The defendant Mitchell, in his answer, denied that he ever made a contract with the mother and father of plaintiffs for a sale to them of the land, and denied that they had ever paid him any purchase money. He admitted that the parents had possession as alleged, and that plaintiffs have had possession as alleged; but averred that such possession was merely permissive. He denied that plaintiffs ever demanded a deed of him, or that he claims title under a tax sale. He further answered, that he sold to the defendant Backus, December' 24, 1888, and n-otified plaintiffs of the sale, and that they agreed to surrender possession whenever required. He explained, further, that the dispossessory warrant was sworn out under a mistake of law, and had been dismissed.
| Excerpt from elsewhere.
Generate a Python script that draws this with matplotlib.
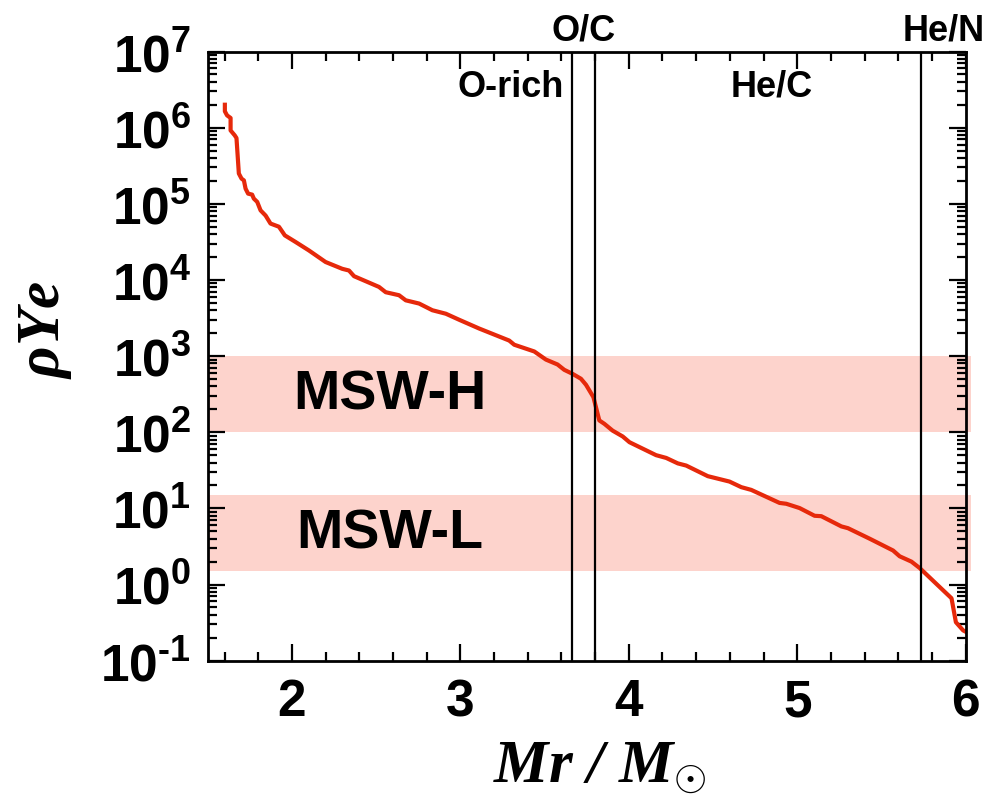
import math
import matplotlib
matplotlib.use("Agg")
import matplotlib.pyplot as plt
from matplotlib.ticker import LogLocator, MultipleLocator, FuncFormatter

plt.rcParams['font.family'] = ['Liberation Sans', 'DejaVu Sans']
plt.rcParams['mathtext.fontset'] = 'custom'
plt.rcParams['mathtext.rm'] = 'Liberation Sans:bold'
plt.rcParams['mathtext.bf'] = 'Liberation Sans:bold'
plt.rcParams['mathtext.it'] = 'Liberation Serif:italic'
plt.rcParams['mathtext.bfit'] = 'Liberation Serif:italic:bold'

# density profile: enclosed mass vs rho*Ye
mass = [1.602, 1.602, 1.615, 1.636, 1.636, 1.661, 1.671, 1.685, 1.701, 1.715,
        1.725, 1.740, 1.764, 1.774, 1.794, 1.814, 1.844, 1.873, 1.923, 1.958,
        2.022, 2.101, 2.200, 2.299, 2.339, 2.369, 2.517, 2.557, 2.636, 2.676,
        2.755, 2.834, 2.914, 2.993, 3.112, 3.290, 3.320, 3.439, 3.508, 3.577,
        3.617, 3.666, 3.716, 3.746, 3.790, 3.825, 3.855, 3.904, 3.964, 4.004,
        4.162, 4.222, 4.291, 4.341, 4.469, 4.598, 4.668, 4.727, 4.895, 4.935,
        5.014, 5.103, 5.143, 5.262, 5.301, 5.430, 5.569, 5.608, 5.678, 5.728,
        5.916, 5.942, 5.985, 6.0]
rho_ye = [2.0e6, 1.64e6, 1.45e6, 1.34e6, 9.2e5, 7.9e5, 7.3e5, 2.5e5, 2.14e5, 2.03e5,
          1.58e5, 1.36e5, 1.32e5, 1.17e5, 1.06e5, 8.2e4, 7.0e4, 5.5e4, 5.0e4, 3.85e4,
          3.15e4, 2.44e4, 1.72e4, 1.40e4, 1.33e4, 1.12e4, 8.1e3, 6.9e3, 6.3e3, 5.4e3,
          4.9e3, 4.0e3, 3.6e3, 3.0e3, 2.3e3, 1.6e3, 1.41e3, 1.15e3, 900, 776,
          660, 585, 504, 420, 289, 143, 129, 105, 88, 74,
          50, 46, 39, 36.5, 26.5, 22.5, 19, 17.5, 11.8, 11.5,
          10.1, 8.0, 7.9, 5.8, 5.5, 4.0, 2.8, 2.35, 2.0, 1.64,
          0.66, 0.32, 0.25, 0.24]

# composition boundaries
bounds = [3.662, 3.797, 5.732]

# MSW resonance density ranges
msw_names = ['MSW-H', 'MSW-L']
msw_ranges = [(100, 1000), (1.5, 15)]


def exp_label(v, pos):
    e = round(math.log10(v))
    if e < 0:
        return r'$\mathbf{10^{\text{-}%d}}$' % -e
    return r'$\mathbf{10^{%d}}$' % e


fig = plt.figure(figsize=(9.88, 8.04), dpi=100)
ax = fig.add_axes([0.2102, 0.177, 0.7672, 0.7577])

for (lo, hi), name in zip(msw_ranges, msw_names):
    ax.fill_between([1.5, 6.03], lo, hi, color='#fdd3cc', lw=0, clip_on=False, zorder=0)
    ax.text(2.58, (lo * hi) ** 0.5, name, ha='center', va='center',
            fontsize=40, fontweight='bold', zorder=3)

ax.plot(mass, rho_ye, color='#e6290b', lw=3.0, zorder=2)

for b in bounds:
    ax.axvline(b, color='black', lw=1.6, zorder=2)

ax.set_yscale('log')
ax.set_xlim(1.5, 6.0)
ax.set_ylim(1e-1, 1e7)

ax.xaxis.set_major_locator(MultipleLocator(1))
ax.xaxis.set_minor_locator(MultipleLocator(0.2))
ax.yaxis.set_major_locator(LogLocator(base=10, numticks=20))
ax.yaxis.set_minor_locator(LogLocator(base=10, subs=range(2, 10), numticks=20))
ax.yaxis.set_major_formatter(FuncFormatter(exp_label))
ax.xaxis.set_major_formatter(FuncFormatter(lambda v, p: '%d' % v))

ax.tick_params(which='both', direction='in', top=True, right=True, width=1.6)
ax.tick_params(which='major', length=12)
ax.tick_params(which='minor', length=6.5)
ax.tick_params(axis='x', labelsize=37, pad=12)
ax.tick_params(axis='y', labelsize=37, pad=12)
for lab in ax.get_xticklabels():
    lab.set_fontweight('bold')
for s in ax.spines.values():
    s.set_linewidth(2)

# region labels
ax.text(3.3, 3.5e6, 'O-rich', ha='center', va='center', fontsize=26, fontweight='bold')
ax.text(4.85, 3.5e6, 'He/C', ha='center', va='center', fontsize=26, fontweight='bold')
fig.text(584 / 988, 1 - 31 / 804, 'O/C', ha='center', va='center', fontsize=26, fontweight='bold')
fig.text(985 / 988, 1 - 31 / 804, 'He/N', ha='right', va='center', fontsize=26, fontweight='bold')

fig.text(600 / 988, 1 - 768 / 804, r'$\mathbfit{Mr\ /\ M}_{\odot}$', ha='center', va='center', fontsize=44)
fig.text(45 / 988, 1 - 330 / 804, r'$\mathbfit{\rho Ye}$', ha='center', va='center', fontsize=44, rotation=90)

plt.savefig('out.png', dpi=100)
*42The defendant Backus answered that when he sued out the dispossessory warrant mentioned by plaintiffs, they were his tenants under a contract of rent which expired about two months before. He averred that he bought the land from Mitchell, December 24,1888, without any notice of plaintiffs’ claim; that he received a deed in July, 1889; that soon after buying, he took possession of the south half without objection from plaintiffs, and built two houses upon it; that in July, 1889, lie consented for plaintiffs to remain on the land till August, 1884, and that they having failed to pay rent, he resorted to the dispossessory proceedings.
Mitchell died pending the suit, and Bray el al., as his executors, were made parties defendant. There was a general verdict in favor of the defendants. The plaintiffs moved for a new trial on the grounds that the verdict was contrary to law and the evidence, and because of certain newly discovered evidence. The judgment of the court below overruling their motion is the error complained of in the first of the above stated cases.
The evidence was decidedly conflicting, but that introduced by the defendants was amply sufficient to sustain the finding in their favor, and therefore this court cannot interfere with the discretion of the trial judge in refusing to set the verdict aside as being contrary to the law and evidence.
The evidence for the plaintiffs consisted largely of alleged admissions made by Mitchell. The newly discovered evidence related to still another alleged admission on his part, tending to show that the plaintiffs were entitled to the premises in dispute; but even if this evidence had been introduced a.t the trial, we do not think it in the least degree probable that the result would have been different, and consequently a new trial on the ground of newly discovered evidence cannot properly be granted. This disposes of the first case.
*43On the day the verdict for the defendants was rendered, a judgment for costs was entered in their favor. At the next term of the court, the defendants filed a motion to amend the judgment so as to adjudge that the title to the premises was in Backus, and direct that a writ of possession do issue in his favor. The motion was denied, and the judgment denying it is the error assigned in the bill of exceptions sued out in the second of the above stated eases.
From the preceding statement of the pleadings, it will be observed that neither of the answers contains a prayer for affirmative or specific relief of any kind against the plaintiffs. The answers are, in effect, a mere general denial of the plaintiffs’ cause of action, without more. While it may have been perfectly proper and germane for the defendants to have prayed for the relief sought by the motion they afterwards made to amend the judgment, yet, as they did not do so, we are unable to perceive either how the jury could have found they were entitled to this relief, or the court could have so adjudged. There was nothing in. their pleadings to authorize a verdict or judgment of this kind. It is a fundamental principle that all judgments must be based on proper pleadings, and that all judgments must follow the verdicts upon which they are founded. If the defendants could not, at the term when the case was tried, have had a verdict for the particular relief in question, they could not, of course, either then or subsequently, obtain such relief by a mere motion to amend the general judgment for costs which had been entered up in their favor.
With the utmost respect for the able and distinguished counsel who so earnestly insisted before this court that the allowance of the motion would have been proper, and that the refusal to allow it was erroneous, we are unable to bring our minds to take this view of the mat*44ter. The only thing that could make us entertain the least doubt that the denial of the motion was correct, is the fact that so accurate and profoundly learned a jurist as he sincerely entertained an opinion differing from our own. • Judgment in each case affirmed.